John Yoo, the former Justice Department official who authored the legal justification for enhanced interrogation techniques, including waterboarding, said, “The conflict with the Taliban regime and Al Qaeda may continue. The withdrawal of combat units from Afghanistan does not mean hostilities are over.” He added that it would be a mistake for the Obama administration to declare the war over and that the U.S. should continue to hold the remaining detainees in Guantánamo.
Putting the notion of a forever war aside, U.S. efforts in Afghanistan were decisively aimed at overthrowing the Taliban in 2001, and thwarting their subsequent efforts to wage an insurgency against the U.S.-installed government there. Although the counterinsurgency fight in Afghanistan is encompassed in the larger war on terror, there is an important distinction between Guantánamo’s Taliban and Al Qaeda prisoners.
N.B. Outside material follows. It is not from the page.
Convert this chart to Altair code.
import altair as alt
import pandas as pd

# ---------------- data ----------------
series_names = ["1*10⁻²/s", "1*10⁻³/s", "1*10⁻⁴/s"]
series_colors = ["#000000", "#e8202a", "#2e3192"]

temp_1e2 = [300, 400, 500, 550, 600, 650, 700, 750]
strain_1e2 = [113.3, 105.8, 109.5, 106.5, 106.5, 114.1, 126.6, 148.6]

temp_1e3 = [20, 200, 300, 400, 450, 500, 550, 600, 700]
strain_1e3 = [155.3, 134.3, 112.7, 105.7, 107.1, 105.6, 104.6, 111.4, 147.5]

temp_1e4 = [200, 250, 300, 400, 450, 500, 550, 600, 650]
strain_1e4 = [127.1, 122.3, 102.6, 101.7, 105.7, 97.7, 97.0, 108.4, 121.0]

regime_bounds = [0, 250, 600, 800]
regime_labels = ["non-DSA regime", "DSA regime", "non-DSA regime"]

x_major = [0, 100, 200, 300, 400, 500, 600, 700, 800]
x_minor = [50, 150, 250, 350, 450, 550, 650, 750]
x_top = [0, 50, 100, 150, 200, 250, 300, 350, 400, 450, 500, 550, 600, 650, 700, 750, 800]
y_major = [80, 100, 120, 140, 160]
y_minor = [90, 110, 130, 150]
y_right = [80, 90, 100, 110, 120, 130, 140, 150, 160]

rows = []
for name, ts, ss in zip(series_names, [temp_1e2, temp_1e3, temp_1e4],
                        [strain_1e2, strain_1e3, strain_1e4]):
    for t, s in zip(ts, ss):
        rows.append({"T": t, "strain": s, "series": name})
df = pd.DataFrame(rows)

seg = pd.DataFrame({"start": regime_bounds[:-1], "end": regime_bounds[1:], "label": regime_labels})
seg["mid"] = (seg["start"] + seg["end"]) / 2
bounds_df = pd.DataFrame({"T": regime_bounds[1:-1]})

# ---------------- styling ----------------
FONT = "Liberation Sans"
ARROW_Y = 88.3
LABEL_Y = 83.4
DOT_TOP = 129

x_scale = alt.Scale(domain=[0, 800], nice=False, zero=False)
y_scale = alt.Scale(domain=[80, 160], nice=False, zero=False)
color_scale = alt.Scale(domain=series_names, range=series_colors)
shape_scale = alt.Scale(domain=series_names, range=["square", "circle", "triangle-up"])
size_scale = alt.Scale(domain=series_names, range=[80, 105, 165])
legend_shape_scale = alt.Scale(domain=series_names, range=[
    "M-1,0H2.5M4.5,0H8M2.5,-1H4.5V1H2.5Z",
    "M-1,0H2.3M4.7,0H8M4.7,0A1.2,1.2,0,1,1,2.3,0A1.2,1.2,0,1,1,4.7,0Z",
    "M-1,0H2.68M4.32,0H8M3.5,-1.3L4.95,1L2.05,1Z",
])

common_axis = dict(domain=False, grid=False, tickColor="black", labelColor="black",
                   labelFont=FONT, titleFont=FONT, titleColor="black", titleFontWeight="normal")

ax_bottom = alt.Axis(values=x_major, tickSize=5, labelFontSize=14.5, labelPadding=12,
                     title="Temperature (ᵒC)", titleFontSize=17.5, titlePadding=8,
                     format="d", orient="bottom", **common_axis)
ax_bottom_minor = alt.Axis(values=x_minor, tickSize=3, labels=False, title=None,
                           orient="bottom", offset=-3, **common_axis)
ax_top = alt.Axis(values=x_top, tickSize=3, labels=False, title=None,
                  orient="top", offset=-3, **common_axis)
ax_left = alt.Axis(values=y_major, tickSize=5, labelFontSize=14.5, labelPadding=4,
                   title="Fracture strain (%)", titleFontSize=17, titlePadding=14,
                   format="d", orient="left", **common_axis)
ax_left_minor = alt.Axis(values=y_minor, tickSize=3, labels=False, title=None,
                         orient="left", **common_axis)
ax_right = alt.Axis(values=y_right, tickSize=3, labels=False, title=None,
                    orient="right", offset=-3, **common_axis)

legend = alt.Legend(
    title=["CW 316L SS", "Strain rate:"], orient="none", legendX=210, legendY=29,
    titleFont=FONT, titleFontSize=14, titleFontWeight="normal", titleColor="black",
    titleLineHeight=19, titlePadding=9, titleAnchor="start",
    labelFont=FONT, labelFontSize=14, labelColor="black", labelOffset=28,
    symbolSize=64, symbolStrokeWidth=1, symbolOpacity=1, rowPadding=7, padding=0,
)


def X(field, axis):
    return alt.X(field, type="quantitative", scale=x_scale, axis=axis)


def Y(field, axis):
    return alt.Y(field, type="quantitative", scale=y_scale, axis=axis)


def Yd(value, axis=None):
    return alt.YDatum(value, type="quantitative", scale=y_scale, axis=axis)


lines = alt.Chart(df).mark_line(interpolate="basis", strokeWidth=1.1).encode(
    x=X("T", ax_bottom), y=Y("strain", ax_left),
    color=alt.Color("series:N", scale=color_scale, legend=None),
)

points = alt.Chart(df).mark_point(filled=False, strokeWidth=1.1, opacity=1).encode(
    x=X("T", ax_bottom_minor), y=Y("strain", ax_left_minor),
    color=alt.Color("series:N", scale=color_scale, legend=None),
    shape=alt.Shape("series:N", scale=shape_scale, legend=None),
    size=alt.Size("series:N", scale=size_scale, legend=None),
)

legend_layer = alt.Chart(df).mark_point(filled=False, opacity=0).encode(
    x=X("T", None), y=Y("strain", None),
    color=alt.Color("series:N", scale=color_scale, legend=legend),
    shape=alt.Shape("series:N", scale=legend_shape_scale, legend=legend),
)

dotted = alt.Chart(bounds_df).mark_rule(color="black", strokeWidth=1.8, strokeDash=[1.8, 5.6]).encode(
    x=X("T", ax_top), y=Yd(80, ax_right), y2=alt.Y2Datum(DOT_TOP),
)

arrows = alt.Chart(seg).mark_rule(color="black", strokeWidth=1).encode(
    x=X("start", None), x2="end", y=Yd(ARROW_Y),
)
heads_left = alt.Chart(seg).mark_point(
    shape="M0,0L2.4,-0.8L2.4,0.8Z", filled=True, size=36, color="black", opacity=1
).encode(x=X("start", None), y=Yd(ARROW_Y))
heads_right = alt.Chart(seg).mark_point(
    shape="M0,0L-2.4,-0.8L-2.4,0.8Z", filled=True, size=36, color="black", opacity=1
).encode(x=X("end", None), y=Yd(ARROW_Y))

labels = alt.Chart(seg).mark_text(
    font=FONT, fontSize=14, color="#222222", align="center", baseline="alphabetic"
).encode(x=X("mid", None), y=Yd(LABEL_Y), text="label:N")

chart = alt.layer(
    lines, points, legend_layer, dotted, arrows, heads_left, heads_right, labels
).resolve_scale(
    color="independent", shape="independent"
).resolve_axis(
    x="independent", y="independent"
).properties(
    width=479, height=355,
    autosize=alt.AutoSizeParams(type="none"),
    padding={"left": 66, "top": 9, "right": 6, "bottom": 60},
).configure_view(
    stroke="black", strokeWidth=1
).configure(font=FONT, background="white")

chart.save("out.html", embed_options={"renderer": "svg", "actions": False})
“If you’re arresting and holding people for terrorism, terrorism is a crime both domestically and internationally, and you should deal with it criminally,” said Thomas Wilner, a senior lawyer at Shearman & Sterling, who also provided counsel to many Guantánamo detainees. “There’s a difference between international terrorists who are bent on killing civilians and the Taliban, who are fighting for control over the country.”
For example, Khairullah Khairkhwa, one of the five men released last week’s prisoner exchange, held several positions in the Taliban government between 1995 and 2001. He fled to Pakistan after the fall of the Taliban, was picked up near the border by the Pakistani police, and ultimately transferred into Americans custody. During his twelve-year stay at Guantánamo, Khairkhwa admitted Taliban involvement, but vehemently denied participating in terrorist activity; the U.S. has been unable to provide evidence showing otherwise.
According to the ACLU, the Obama administration has identified 38 of the 149 remaining prisoners as still being a threat, but “not feasible for prosecution.” The Justice Department says that under the Authorization for the Use of Force (AUMF), passed in 2001, these prisoners can legally remain in custody.
"The government has said it must continue to hold some detainees because they are simply too dangerous to let go, but cannot be tried because the evidence against them is tainted. I have seen the evidence against some of these men, and it is not that it is 'tainted' but that it is so skimpy and unreliable, it would never hold up in court," said Wilner.
A key part of the argument for continued detention of the 38 prisoners in legal limbo is the assumption that if released, they will return to the battlefield to attack the U.S. and U.S. interests. A recently declassified intelligence report says that 17 percent of former Guantánamo detainees have engaged in terrorist activity since their release. Peter Bergen of the New American Foundation estimates a more conservative recidivism rate of 2.5 percent. Marc Denbeaux, a professor at Seton Hall University, calls the government’s numbers inflated, inconsistent, and unverifiable, and points to the fact that domestic recidivism rates are considerably higher, but cannot be used to indefinitely detain people.
Regardless of the numbers, the legal argument remains the same. While at war, it is legal to imprison individuals that pose a potential threat on the battlefield. When the war ends, so ends the legality of their detention unless they are charged with a crime. There is no law that allows detention as a preventative manner.